KAPA‘A — The discovery of an old dinghy wedged between the rafters of the Polynesia Cafe gave birth to a whole new chapter for the Kapa‘a restaurant.
“When clean up and remodeling started on the new business, locals and long-time residents would drop in to ‘talk story’ about the building’s history,” said Thames Goodwin, owner of the Polynesia Cafe Kapa‘a.
Goodwin said there are many stories about the history of the building before it became “The Shack.” It started out as a market and became a Hindu health-food business before a green house was added.
That gave birth to “The Kapa‘a Chowder House.”
Goodwin said amidst this collection of history, one morning, shortly after the restaurant opened, an elderly local man approached him and said, “I know you’ve heard all the stories about the building. But do you know anything about the boat?”
The elder was referring to the dinghy that Goodwin and his crews had happened upon during their remodeling and renovation work.

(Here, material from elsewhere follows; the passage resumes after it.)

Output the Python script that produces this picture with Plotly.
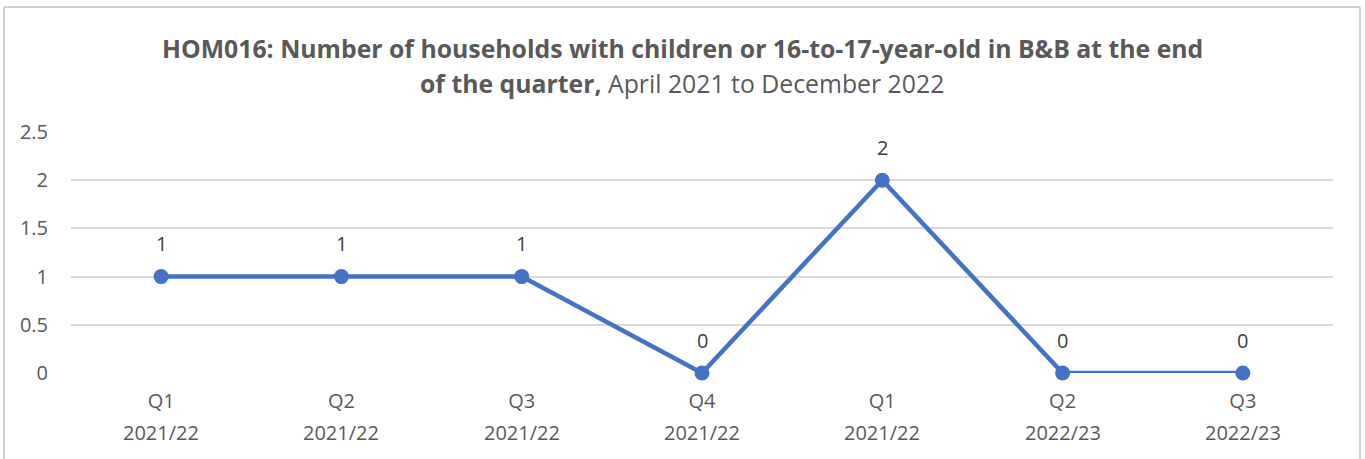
import plotly.graph_objects as go

quarters = ["Q1", "Q2", "Q3", "Q4", "Q1", "Q2", "Q3"]
years = ["2021/22", "2021/22", "2021/22", "2021/22", "2021/22", "2022/23", "2022/23"]
households = [1, 1, 1, 0, 2, 0, 0]
y_ticks = [0, 0.5, 1, 1.5, 2, 2.5]
title_lines = [
    "<b>HOM016: Number of households with children or 16-to-17-year-old in B&B at the end</b>",
    "<b>of the quarter,</b> April 2021 to December 2022",
]

FONT = "Open Sans"
GREY = "#595959"
BLUE = "#4472C4"
TICK_SIZE = 20
PLOT_H = 459 - 132 - 86
PLOT_W = 1365 - 71 - 32

x_pos = list(range(len(households)))

fig = go.Figure()
fig.add_trace(go.Scatter(
    x=x_pos, y=households,
    mode="lines+markers",
    line=dict(color=BLUE, width=4.5),
    marker=dict(color=BLUE, size=15),
    cliponaxis=False,
    hoverinfo="skip",
))

# value labels above each point
for i, v in enumerate(households):
    fig.add_annotation(x=x_pos[i], y=v, xref="x", yref="y", text=str(v),
                       showarrow=False, yshift=33,
                       font=dict(family=FONT, size=TICK_SIZE, color="#404040"))

# second line of each category label
for i, yr in enumerate(years):
    fig.add_annotation(x=x_pos[i], y=0, xref="x", yref="y", text=yr,
                       showarrow=False, yshift=-59,
                       font=dict(family=FONT, size=TICK_SIZE, color=GREY))

# two-line title, centred on the chart frame
title_x = (682 - 71) / PLOT_W
for line, px in zip(title_lines, [132 - 48, 132 - 83]):
    fig.add_annotation(
        xref="paper", yref="paper", x=title_x, y=1 + px / PLOT_H,
        xanchor="center", yanchor="middle",
        text=line, showarrow=False,
        font=dict(family=FONT, size=24.8, color=GREY),
    )

fig.update_layout(
    width=1365, height=459,
    margin=dict(l=71, r=32, t=132, b=86),
    paper_bgcolor="white", plot_bgcolor="white",
    showlegend=False,
    xaxis=dict(
        range=[-0.5, len(households) - 0.5],
        tickvals=x_pos, ticktext=quarters,
        showgrid=False, zeroline=False, showline=False,
        ticks="", ticklabelstandoff=14,
        tickfont=dict(family=FONT, size=TICK_SIZE, color=GREY),
        fixedrange=True,
    ),
    yaxis=dict(
        range=[0, 2.5],
        tickvals=y_ticks, ticktext=[f"{v:g}" for v in y_ticks],
        showgrid=True, gridcolor="#D9D9D9", gridwidth=1.5,
        zeroline=False, showline=False, ticks="",
        ticklabelstandoff=22,
        tickfont=dict(family=FONT, size=TICK_SIZE, color=GREY),
        fixedrange=True,
    ),
)

# chart frame: top, left and right edges
frame_left = -67 / PLOT_W
frame_right = 1 + 27 / PLOT_W
frame_top = 1 + 125 / PLOT_H
frame = dict(color="#D0D0D0", width=2)
fig.add_shape(type="line", xref="paper", yref="paper",
              x0=frame_left, x1=frame_right, y0=frame_top, y1=frame_top, line=frame)
fig.add_shape(type="line", xref="paper", yref="paper",
              x0=frame_left, x1=frame_left, y0=-0.5, y1=frame_top, line=frame)
fig.add_shape(type="line", xref="paper", yref="paper",
              x0=frame_right, x1=frame_right, y0=-0.5, y1=frame_top, line=frame)

fig.write_html("out.html")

“For the longest time, I wanted to know the name of that boat. It was stuck in the back of my mind until that gentleman came in,” Goodwin said.
At some point in the building’s history, the boat, bearing its battle scars of a history on Kaua‘i’s waters and no indication of a name, had been worked into the interior design of the building.
Years of neglect took its toll and due to its deteriorating state, the vessel had been pushed out of the way, Goodwin said.
But not to Goodwin.
“We had just recently painted and repositioned it to dress it up a little, but it needed a name,” Goodwin said. “But it had to be a name that had local history. When the gentleman told me about the boat, I got chicken skin.”
Through the narrative of the kupuna, Goodwin said it appears the boat belonged to “Uncle Jack” Paik, a Hanalei resident who passed away a few decades ago.
That led Goodwin to speak with John Kauo, one of Uncle Jack’s relatives.
In trying to unravel the saga of how the boat got placed in the rafters, and more specifically, which boat it is, the effort sparked memories of a certain boat, Kamaka Hia, that was used for years by the family.
The boat was christened in honor of the good times and good fishing the family enjoyed in the little flat-bottomed vessel.
“It was years ago, and the truth is, we just don’t know what happened to the boat,” said Kauo.
With that information, Goodwin drew on the artistic creativity of Elmer Conant, one of his employees, to brush the name “Kamaka Hia” on the refurbished boat that now forms an integral part of the Polynesia Cafe interior.
In celebration of all that he has learned along the way, Goodwin is starting Kamaka Hia Sunday, an event he said would be weekly, inviting locals and visitors to enjoy “talk story” performances of acoustic Hawaiian music.
Amidst this atmosphere of music, Goodwin invites local residents to share their memories of Kaua‘i’s history and traditions.
At 11 a.m. today, Goodwin said a special area below the Kamaka Hia will be cleared and Big John Kauo and his musical trio, “Honey Girl’s Trio,” will be an integral part of the unveiling of the re-christened boat.
Following Kauo, Goodwin said another well-known local performer, Irene Yoshida, who also is a hostess at the Polynesia Cafe, will be doing a special performance for guests.
“Something good has come from this effort,” Goodwin said. “We have talked story and learned of things that should be retold and captured. Kamaka Hia Sunday is a way to try this traditional story-telling method of relaying history in a way people can share and experience.
Goodwin plans on recording the events on DVD/CD with releases when they become available.